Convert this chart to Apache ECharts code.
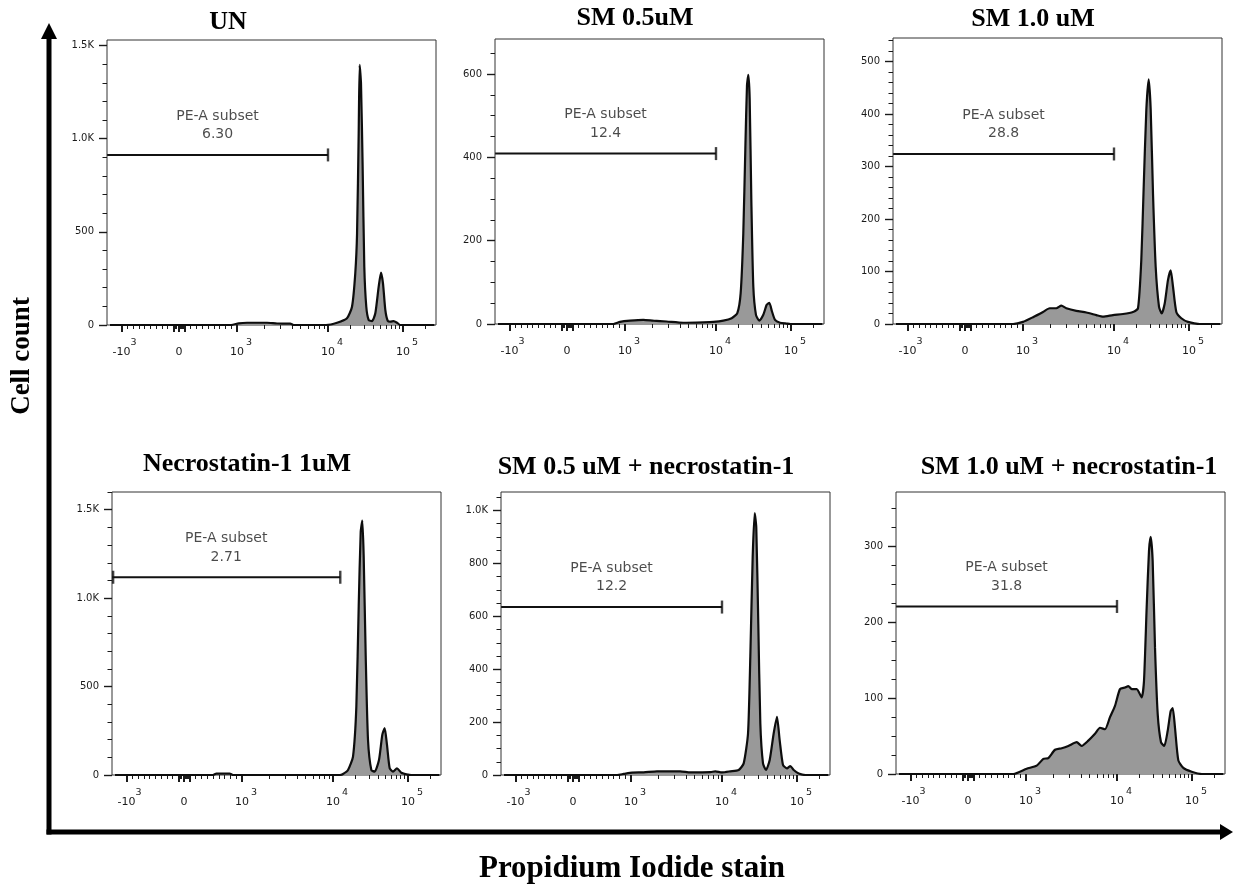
<!DOCTYPE html>
<html>
<head>
<meta charset="utf-8">
<script src="https://cdn.jsdelivr.net/npm/echarts@6/dist/echarts.min.js"></script>
<style>
  html, body { margin: 0; padding: 0; background: #fff; }
  #main { width: 1233px; height: 886px; }
</style>
</head>
<body>
<div id="main"></div>
<script>
// panel titles
var titles = ['UN', 'SM 0.5uM', 'SM 1.0 uM', 'Necrostatin-1 1uM', 'SM 0.5 uM + necrostatin-1', 'SM 1.0 uM + necrostatin-1'];

// histograms, [PI intensity, cell count]
var histUN = [[-1200,0],[900,0],[1044,9],[1290,12],[2140,12],[2750,8],[3850,7],[4200,0],[9500,0],[13200,12],[17900,36],[20900,98],[23100,277],[24400,492],[25650,1029],[26430,1396],[27540,1298],[28970,850],[30480,313],[32400,98],[34860,27],[38600,21],[42760,63],[47400,206],[50900,281],[54100,224],[58100,81],[62500,23],[67800,18],[75100,21],[83200,12],[92100,0],[262000,0]];
var histSM05 = [[-1200,0],[800,0],[914,5],[1135,8],[1590,10],[2050,8],[2870,6],[4380,3],[7260,4],[9350,5],[12500,8],[16170,14],[19230,26],[21320,74],[23120,218],[24600,419],[25880,572],[26980,598],[28130,540],[29580,299],[31440,90],[34120,22],[37780,8],[42730,22],[47400,46],[51400,51],[55800,30],[61200,10],[71300,3],[87600,1],[98000,0],[262000,0]];
var histSM10 = [[-1200,0],[828,0],[1000,4],[1288,13],[1660,23],[1963,30],[2324,30],[2640,35],[2995,30],[3855,25],[4970,22],[6400,17],[7570,14],[9750,17],[13180,19],[17910,23],[20890,30],[23120,122],[24890,262],[26980,408],[29020,466],[30860,408],[33110,249],[35950,109],[39810,33],[43240,20],[47420,39],[52480,84],[56990,102],[61200,71],[67780,23],[78950,11],[96960,4],[139000,0],[262000,0]];
var histNec = [[-1200,0],[500,0],[557,8],[788,8],[845,0],[12280,0],[13600,6],[15850,28],[18480,104],[20480,388],[22020,956],[23400,1373],[24600,1439],[25650,1240],[27300,672],[29290,199],[32440,28],[35970,19],[41020,85],[45420,227],[48850,265],[52480,170],[57000,38],[63100,19],[71300,38],[81400,13],[100000,2],[110000,0],[262000,0]];
var histSM05Nec = [[-1200,0],[760,0],[874,4],[1026,9],[1378,10],[1930,14],[3484,14],[4487,10],[7450,11],[8460,14],[10000,10],[12910,14],[16700,19],[19460,44],[22230,157],[23850,447],[25650,824],[27300,990],[28640,937],[30480,572],[32440,195],[35210,44],[38620,19],[43260,57],[48850,157],[54100,220],[58730,132],[65060,38],[73560,25],[81470,34],[90360,19],[105500,6],[129200,0],[262000,0]];
var histSM10Nec = [[-1200,0],[781,0],[1017,7],[1311,11],[1550,20],[1758,21],[2084,32],[2468,34],[2917,37],[3606,42],[4087,37],[4838,44],[5727,53],[6500,61],[7380,59],[8375,75],[9505,90],[10960,112],[12780,114],[14160,116],[15700,112],[18320,112],[21330,101],[22910,123],[24870,220],[26720,295],[28130,313],[29900,281],[32110,167],[34890,79],[38610,42],[42760,37],[47420,57],[51990,83],[55300,87],[59340,61],[65740,18],[76600,8],[99000,3],[135000,0],[262000,0]];
var hists = [histUN, histSM05, histSM10, histNec, histSM05Nec, histSM10Nec];

// "PE-A subset" gates
var gateStart = -1250;
var gateEnd = [10000, 10000, 10000, 12500, 10000, 10000];
var gateLevel = [913, 409, 324, 1118, 635, 221];
var gatePercent = ['6.30', '12.4', '28.8', '2.71', '12.2', '31.8'];
var gateLeftBar = [false, false, false, true, false, false];

// y axes
var yMax = [1530, 684, 545, 1600, 1070, 372];
var yStep = [500, 200, 100, 500, 200, 100];
var yMinorStep = [100, 50, 20, 100, 50, 25];

// x axis (biexponential display)
var xMajorTicks = [-1000, -100, 0, 100, 1000, 10000, 100000];
var xLabelValues = [-1000, 0, 1000, 10000, 100000];
var xLabelText = [['-10', '3'], ['0', ' '], ['10', '3'], ['10', '4'], ['10', '5']];
var xMinorTicks = [-900, -800, -700, -600, -500, -400, -300, -200,
  -80, -60, -40, -20, 20, 40, 60, 80,
  200, 300, 400, 500, 600, 700, 800, 900,
  2000, 3000, 4000, 5000, 6000, 7000, 8000, 9000,
  20000, 30000, 40000, 50000, 60000, 70000, 80000, 90000, 200000];

// panel frames in the page
var boxes = [
  {left: 107, top: 40, height: 285},
  {left: 495, top: 39, height: 285},
  {left: 893, top: 38, height: 286},
  {left: 112, top: 492, height: 283},
  {left: 501, top: 492, height: 283},
  {left: 896, top: 492, height: 282}
];
var titlePos = [[228, 22], [635, 18], [1033, 19], [247, 464], [646, 467], [1069, 467]];
var X_MAX = 329;

// logicle-like display transform
function toDisplay(v) {
  if (v < 0) return 72 + 57.5 * v / 1000;
  if (v < 1000) return 72 + 58 * v / 1000;
  if (v < 10000) return 130 + 91 * (Math.log10(v) - 3);
  return 221 + 75 * (Math.log10(v) - 4);
}

function range(step, max) {
  var out = [];
  for (var v = 0; v <= max + 1e-6; v += step) out.push(v);
  return out;
}

var xLabelD = xLabelValues.map(toDisplay);
var TICK = '#1a1a1a';
var LABEL_FONT = 'DejaVu Sans';

var grids = [], xAxes = [], yAxes = [], series = [], graphics = [];

hists.forEach(function (hist, i) {
  var b = boxes[i];
  grids.push({
    left: b.left, top: b.top, width: X_MAX, height: b.height,
    show: true, borderColor: '#333', borderWidth: 1,
    containLabel: false, outerBoundsMode: 'none'
  });

  xAxes.push({
    gridIndex: i, type: 'value', min: 0, max: X_MAX, position: 'bottom',
    axisLine: {show: false}, splitLine: {show: false},
    axisTick: {show: true, customValues: xMajorTicks.map(toDisplay), length: 7,
      lineStyle: {color: TICK, width: 2}},
    axisLabel: {
      customValues: xLabelD, margin: 14,
      formatter: function (val) {
        var k = 0;
        xLabelD.forEach(function (d, j) {
          if (Math.abs(d - val) < Math.abs(xLabelD[k] - val)) k = j;
        });
        return '{sup|' + xLabelText[k][1] + '}\n{base|' + xLabelText[k][0] + '}';
      },
      rich: {
        sup: {fontSize: 9.5, lineHeight: 8, padding: [0, 0, 0, 24], fontFamily: LABEL_FONT, color: TICK},
        base: {fontSize: 11, lineHeight: 10, fontFamily: LABEL_FONT, color: TICK}
      }
    }
  });
  xAxes.push({
    gridIndex: i, type: 'value', min: 0, max: X_MAX, position: 'bottom',
    axisLine: {show: false}, splitLine: {show: false},
    axisTick: {show: true, customValues: xMinorTicks.map(toDisplay), length: 4,
      lineStyle: {color: TICK, width: 1}},
    axisLabel: {show: false}
  });

  yAxes.push({
    gridIndex: i, type: 'value', min: 0, max: yMax[i], position: 'left',
    axisLine: {show: false}, splitLine: {show: false},
    axisTick: {show: true, customValues: range(yStep[i], yMax[i]), length: 8,
      lineStyle: {color: TICK, width: 1.4}},
    axisLabel: {
      customValues: range(yStep[i], yMax[i]), margin: 13,
      fontSize: 10, fontFamily: LABEL_FONT, color: TICK,
      formatter: function (v) { return v >= 1000 ? (v / 1000).toFixed(1) + 'K' : String(v); }
    }
  });
  yAxes.push({
    gridIndex: i, type: 'value', min: 0, max: yMax[i], position: 'left',
    axisLine: {show: false}, splitLine: {show: false},
    axisTick: {show: true, customValues: range(yMinorStep[i], yMax[i]), length: 4.5,
      lineStyle: {color: TICK, width: 1}},
    axisLabel: {show: false}
  });

  var xa = 2 * i, ya = 2 * i;
  series.push({
    type: 'line', xAxisIndex: xa, yAxisIndex: ya,
    data: hist.map(function (p) { return [toDisplay(p[0]), p[1]]; }),
    showSymbol: false, smooth: 0.2,
    lineStyle: {color: '#0d0d0d', width: 2.2},
    areaStyle: {color: '#999999', opacity: 1},
    z: 2
  });

  var g0 = toDisplay(gateStart), g1 = toDisplay(gateEnd[i]), lvl = gateLevel[i];
  series.push({
    type: 'line', xAxisIndex: xa, yAxisIndex: ya,
    data: [[g0, lvl], [g1, lvl]], showSymbol: false, symbol: 'none',
    lineStyle: {color: '#111', width: 2}, z: 3
  });
  var bars = [[g1, lvl]];
  if (gateLeftBar[i]) bars.push([g0 + 1, lvl]);
  series.push({
    type: 'scatter', xAxisIndex: xa, yAxisIndex: ya,
    data: bars, symbol: 'rect', symbolSize: [2.4, 13],
    itemStyle: {color: '#111'}, z: 3
  });
  series.push({
    type: 'scatter', xAxisIndex: xa, yAxisIndex: ya,
    data: [[(g0 + g1) / 2, lvl]], symbolSize: 0,
    label: {
      show: true, position: 'top', distance: 11,
      formatter: 'PE-A subset\n' + gatePercent[i],
      fontFamily: LABEL_FONT, fontSize: 14, lineHeight: 18.5,
      color: '#1e1e1e', align: 'center'
    },
    z: 3
  });

  graphics.push({
    type: 'text', x: titlePos[i][0], y: titlePos[i][1],
    style: {text: titles[i], fontFamily: 'Liberation Serif', fontWeight: 'bold', fontSize: 26,
      fill: '#000', align: 'center', verticalAlign: 'middle'}
  });
});

// big axis arrows and axis titles
graphics.push(
  {type: 'line', shape: {x1: 49, y1: 36, x2: 49, y2: 834.5}, style: {stroke: '#000', lineWidth: 5}},
  {type: 'line', shape: {x1: 46.5, y1: 832, x2: 1222, y2: 832}, style: {stroke: '#000', lineWidth: 5}},
  {type: 'polygon', shape: {points: [[49, 23], [41, 39], [57, 39]]}, style: {fill: '#000'}},
  {type: 'polygon', shape: {points: [[1233, 832], [1220, 824], [1220, 840]]}, style: {fill: '#000'}},
  {type: 'text', x: 22, y: 356, rotation: Math.PI / 2,
    style: {text: 'Cell count', fontFamily: 'Liberation Serif', fontWeight: 'bold', fontSize: 27,
      fill: '#000', align: 'center', verticalAlign: 'middle'}},
  {type: 'text', x: 632, y: 869,
    style: {text: 'Propidium Iodide stain', fontFamily: 'Liberation Serif', fontWeight: 'bold', fontSize: 31,
      fill: '#000', align: 'center', verticalAlign: 'middle'}}
);

var chart = echarts.init(document.getElementById('main'));
chart.setOption({
  animation: false,
  backgroundColor: '#fff',
  grid: grids,
  xAxis: xAxes,
  yAxis: yAxes,
  series: series,
  graphic: {elements: graphics}
});
</script>
</body>
</html>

Description of the task: Skip the pictures and restate exactly the lines from the beginning of the listing to the line with "var titles = ['UN', 'SM", that line included.

Output:
Convert this chart to Apache ECharts code.
<!DOCTYPE html>
<html>
<head>
<meta charset="utf-8">
<script src="https://cdn.jsdelivr.net/npm/echarts@6/dist/echarts.min.js"></script>
<style>
  html, body { margin: 0; padding: 0; background: #fff; }
  #main { width: 1233px; height: 886px; }
</style>
</head>
<body>
<div id="main"></div>
<script>
// panel titles
var titles = ['UN', 'SM 0.5uM', 'SM 1.0 uM', 'Necrostatin-1 1uM', 'SM 0.5 uM + necrostatin-1', 'SM 1.0 uM + necrostatin-1'];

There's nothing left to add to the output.